To do –
Give back the full listing verbatim, apart from its images.

* Start Data section *

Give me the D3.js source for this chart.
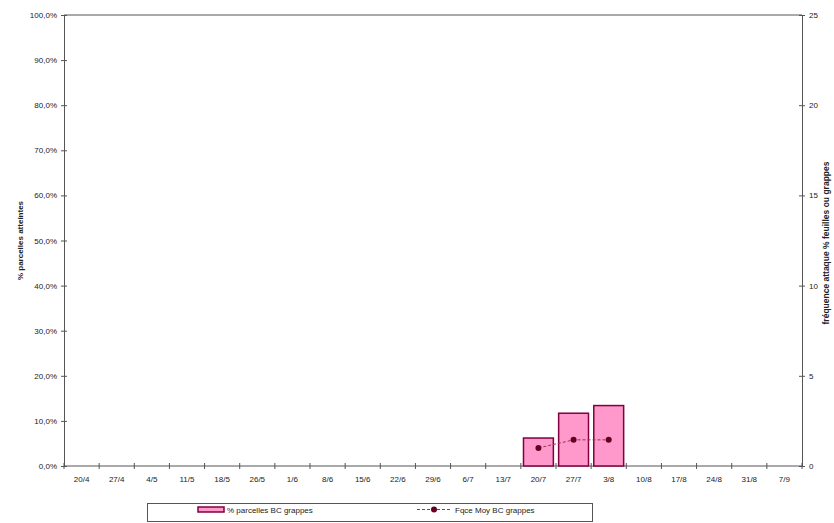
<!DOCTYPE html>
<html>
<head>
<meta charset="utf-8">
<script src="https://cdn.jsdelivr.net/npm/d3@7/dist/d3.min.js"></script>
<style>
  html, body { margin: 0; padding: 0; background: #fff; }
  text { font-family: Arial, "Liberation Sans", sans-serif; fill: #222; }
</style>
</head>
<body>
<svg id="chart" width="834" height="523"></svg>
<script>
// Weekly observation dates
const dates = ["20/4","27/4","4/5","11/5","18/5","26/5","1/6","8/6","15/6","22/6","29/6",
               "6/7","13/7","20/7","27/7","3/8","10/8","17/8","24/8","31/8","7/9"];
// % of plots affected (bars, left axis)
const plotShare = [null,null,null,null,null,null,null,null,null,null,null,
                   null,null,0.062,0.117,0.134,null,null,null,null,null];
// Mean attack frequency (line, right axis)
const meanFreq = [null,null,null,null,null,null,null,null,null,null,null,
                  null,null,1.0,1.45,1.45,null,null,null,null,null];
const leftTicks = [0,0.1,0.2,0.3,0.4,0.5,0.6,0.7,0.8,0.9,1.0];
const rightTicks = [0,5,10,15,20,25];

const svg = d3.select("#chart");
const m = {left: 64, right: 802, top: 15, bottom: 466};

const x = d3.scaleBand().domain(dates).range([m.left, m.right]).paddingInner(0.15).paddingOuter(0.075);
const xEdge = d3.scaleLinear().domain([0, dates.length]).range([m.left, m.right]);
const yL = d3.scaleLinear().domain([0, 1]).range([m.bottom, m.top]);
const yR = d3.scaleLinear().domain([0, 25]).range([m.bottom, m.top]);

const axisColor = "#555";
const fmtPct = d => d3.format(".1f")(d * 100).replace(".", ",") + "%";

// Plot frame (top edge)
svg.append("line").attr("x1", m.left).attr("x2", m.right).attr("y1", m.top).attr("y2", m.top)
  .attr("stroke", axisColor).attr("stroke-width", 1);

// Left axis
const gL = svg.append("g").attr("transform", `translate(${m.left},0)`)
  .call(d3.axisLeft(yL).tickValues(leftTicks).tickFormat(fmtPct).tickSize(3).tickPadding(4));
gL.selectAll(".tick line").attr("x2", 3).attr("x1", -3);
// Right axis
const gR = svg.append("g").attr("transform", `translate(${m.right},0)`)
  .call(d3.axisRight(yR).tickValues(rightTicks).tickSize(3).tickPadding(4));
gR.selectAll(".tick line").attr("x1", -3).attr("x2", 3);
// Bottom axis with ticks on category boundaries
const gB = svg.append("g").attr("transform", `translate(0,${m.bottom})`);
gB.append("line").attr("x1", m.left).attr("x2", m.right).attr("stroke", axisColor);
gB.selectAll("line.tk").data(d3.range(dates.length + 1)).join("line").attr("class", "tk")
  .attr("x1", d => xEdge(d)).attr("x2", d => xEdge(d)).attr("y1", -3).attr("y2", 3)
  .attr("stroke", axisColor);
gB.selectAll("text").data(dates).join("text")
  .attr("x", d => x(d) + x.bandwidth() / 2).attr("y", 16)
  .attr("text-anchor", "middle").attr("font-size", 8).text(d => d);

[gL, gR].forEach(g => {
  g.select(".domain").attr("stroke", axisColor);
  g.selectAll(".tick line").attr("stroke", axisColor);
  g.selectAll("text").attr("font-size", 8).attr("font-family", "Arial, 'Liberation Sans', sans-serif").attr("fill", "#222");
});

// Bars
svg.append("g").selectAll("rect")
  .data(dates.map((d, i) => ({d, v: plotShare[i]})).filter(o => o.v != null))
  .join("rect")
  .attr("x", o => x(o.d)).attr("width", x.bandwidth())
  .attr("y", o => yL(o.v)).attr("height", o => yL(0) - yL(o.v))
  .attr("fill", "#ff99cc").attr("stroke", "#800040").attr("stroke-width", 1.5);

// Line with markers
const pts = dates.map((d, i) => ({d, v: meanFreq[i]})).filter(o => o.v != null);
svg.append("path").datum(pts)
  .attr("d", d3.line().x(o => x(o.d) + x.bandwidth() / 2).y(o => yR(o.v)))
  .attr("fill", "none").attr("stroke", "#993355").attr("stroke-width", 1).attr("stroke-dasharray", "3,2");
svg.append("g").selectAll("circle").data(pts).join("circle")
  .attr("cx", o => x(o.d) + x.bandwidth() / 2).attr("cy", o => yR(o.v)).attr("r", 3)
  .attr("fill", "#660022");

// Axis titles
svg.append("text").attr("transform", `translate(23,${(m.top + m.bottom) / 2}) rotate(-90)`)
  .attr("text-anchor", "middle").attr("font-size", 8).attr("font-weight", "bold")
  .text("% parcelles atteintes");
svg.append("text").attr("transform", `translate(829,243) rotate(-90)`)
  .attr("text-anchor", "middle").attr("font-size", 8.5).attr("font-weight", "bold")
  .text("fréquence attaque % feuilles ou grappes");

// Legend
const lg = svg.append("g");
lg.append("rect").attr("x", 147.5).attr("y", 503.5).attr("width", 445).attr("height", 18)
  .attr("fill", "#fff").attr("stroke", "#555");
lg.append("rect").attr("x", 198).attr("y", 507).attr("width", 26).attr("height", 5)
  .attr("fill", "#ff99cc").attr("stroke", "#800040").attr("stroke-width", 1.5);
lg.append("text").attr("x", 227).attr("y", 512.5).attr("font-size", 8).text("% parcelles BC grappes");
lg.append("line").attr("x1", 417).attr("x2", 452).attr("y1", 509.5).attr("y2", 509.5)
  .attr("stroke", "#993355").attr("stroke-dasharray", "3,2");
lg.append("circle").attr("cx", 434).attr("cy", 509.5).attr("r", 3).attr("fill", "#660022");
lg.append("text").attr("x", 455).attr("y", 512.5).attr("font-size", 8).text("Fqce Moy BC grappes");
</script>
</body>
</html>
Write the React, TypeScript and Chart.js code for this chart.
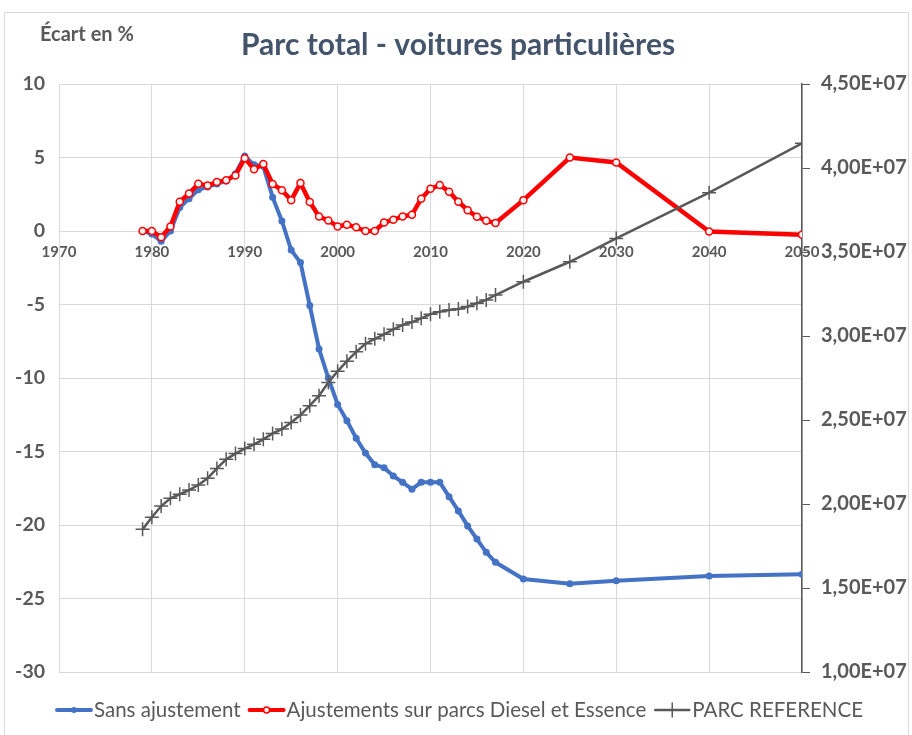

* End Data section *

Correct result –
Give me the D3.js source for this chart.
<!DOCTYPE html>
<html>
<head>
<meta charset="utf-8">
<script src="https://cdn.jsdelivr.net/npm/d3@7/dist/d3.min.js"></script>
<style>
  html, body { margin: 0; padding: 0; background: #fff; }
  text { font-family: Arial, "Liberation Sans", sans-serif; fill: #222; }
</style>
</head>
<body>
<svg id="chart" width="834" height="523"></svg>
<script>
// Weekly observation dates
const dates = ["20/4","27/4","4/5","11/5","18/5","26/5","1/6","8/6","15/6","22/6","29/6",
               "6/7","13/7","20/7","27/7","3/8","10/8","17/8","24/8","31/8","7/9"];
// % of plots affected (bars, left axis)
const plotShare = [null,null,null,null,null,null,null,null,null,null,null,
                   null,null,0.062,0.117,0.134,null,null,null,null,null];
// Mean attack frequency (line, right axis)
const meanFreq = [null,null,null,null,null,null,null,null,null,null,null,
                  null,null,1.0,1.45,1.45,null,null,null,null,null];
const leftTicks = [0,0.1,0.2,0.3,0.4,0.5,0.6,0.7,0.8,0.9,1.0];
const rightTicks = [0,5,10,15,20,25];

const svg = d3.select("#chart");
const m = {left: 64, right: 802, top: 15, bottom: 466};

const x = d3.scaleBand().domain(dates).range([m.left, m.right]).paddingInner(0.15).paddingOuter(0.075);
const xEdge = d3.scaleLinear().domain([0, dates.length]).range([m.left, m.right]);
const yL = d3.scaleLinear().domain([0, 1]).range([m.bottom, m.top]);
const yR = d3.scaleLinear().domain([0, 25]).range([m.bottom, m.top]);

const axisColor = "#555";
const fmtPct = d => d3.format(".1f")(d * 100).replace(".", ",") + "%";

// Plot frame (top edge)
svg.append("line").attr("x1", m.left).attr("x2", m.right).attr("y1", m.top).attr("y2", m.top)
  .attr("stroke", axisColor).attr("stroke-width", 1);

// Left axis
const gL = svg.append("g").attr("transform", `translate(${m.left},0)`)
  .call(d3.axisLeft(yL).tickValues(leftTicks).tickFormat(fmtPct).tickSize(3).tickPadding(4));
gL.selectAll(".tick line").attr("x2", 3).attr("x1", -3);
// Right axis
const gR = svg.append("g").attr("transform", `translate(${m.right},0)`)
  .call(d3.axisRight(yR).tickValues(rightTicks).tickSize(3).tickPadding(4));
gR.selectAll(".tick line").attr("x1", -3).attr("x2", 3);
// Bottom axis with ticks on category boundaries
const gB = svg.append("g").attr("transform", `translate(0,${m.bottom})`);
gB.append("line").attr("x1", m.left).attr("x2", m.right).attr("stroke", axisColor);
gB.selectAll("line.tk").data(d3.range(dates.length + 1)).join("line").attr("class", "tk")
  .attr("x1", d => xEdge(d)).attr("x2", d => xEdge(d)).attr("y1", -3).attr("y2", 3)
  .attr("stroke", axisColor);
gB.selectAll("text").data(dates).join("text")
  .attr("x", d => x(d) + x.bandwidth() / 2).attr("y", 16)
  .attr("text-anchor", "middle").attr("font-size", 8).text(d => d);

[gL, gR].forEach(g => {
  g.select(".domain").attr("stroke", axisColor);
  g.selectAll(".tick line").attr("stroke", axisColor);
  g.selectAll("text").attr("font-size", 8).attr("font-family", "Arial, 'Liberation Sans', sans-serif").attr("fill", "#222");
});

// Bars
svg.append("g").selectAll("rect")
  .data(dates.map((d, i) => ({d, v: plotShare[i]})).filter(o => o.v != null))
  .join("rect")
  .attr("x", o => x(o.d)).attr("width", x.bandwidth())
  .attr("y", o => yL(o.v)).attr("height", o => yL(0) - yL(o.v))
  .attr("fill", "#ff99cc").attr("stroke", "#800040").attr("stroke-width", 1.5);

// Line with markers
const pts = dates.map((d, i) => ({d, v: meanFreq[i]})).filter(o => o.v != null);
svg.append("path").datum(pts)
  .attr("d", d3.line().x(o => x(o.d) + x.bandwidth() / 2).y(o => yR(o.v)))
  .attr("fill", "none").attr("stroke", "#993355").attr("stroke-width", 1).attr("stroke-dasharray", "3,2");
svg.append("g").selectAll("circle").data(pts).join("circle")
  .attr("cx", o => x(o.d) + x.bandwidth() / 2).attr("cy", o => yR(o.v)).attr("r", 3)
  .attr("fill", "#660022");

// Axis titles
svg.append("text").attr("transform", `translate(23,${(m.top + m.bottom) / 2}) rotate(-90)`)
  .attr("text-anchor", "middle").attr("font-size", 8).attr("font-weight", "bold")
  .text("% parcelles atteintes");
svg.append("text").attr("transform", `translate(829,243) rotate(-90)`)
  .attr("text-anchor", "middle").attr("font-size", 8.5).attr("font-weight", "bold")
  .text("fréquence attaque % feuilles ou grappes");

// Legend
const lg = svg.append("g");
lg.append("rect").attr("x", 147.5).attr("y", 503.5).attr("width", 445).attr("height", 18)
  .attr("fill", "#fff").attr("stroke", "#555");
lg.append("rect").attr("x", 198).attr("y", 507).attr("width", 26).attr("height", 5)
  .attr("fill", "#ff99cc").attr("stroke", "#800040").attr("stroke-width", 1.5);
lg.append("text").attr("x", 227).attr("y", 512.5).attr("font-size", 8).text("% parcelles BC grappes");
lg.append("line").attr("x1", 417).attr("x2", 452).attr("y1", 509.5).attr("y2", 509.5)
  .attr("stroke", "#993355").attr("stroke-dasharray", "3,2");
lg.append("circle").attr("cx", 434).attr("cy", 509.5).attr("r", 3).attr("fill", "#660022");
lg.append("text").attr("x", 455).attr("y", 512.5).attr("font-size", 8).text("Fqce Moy BC grappes");
</script>
</body>
</html>
Write the React, TypeScript and Chart.js code for this chart.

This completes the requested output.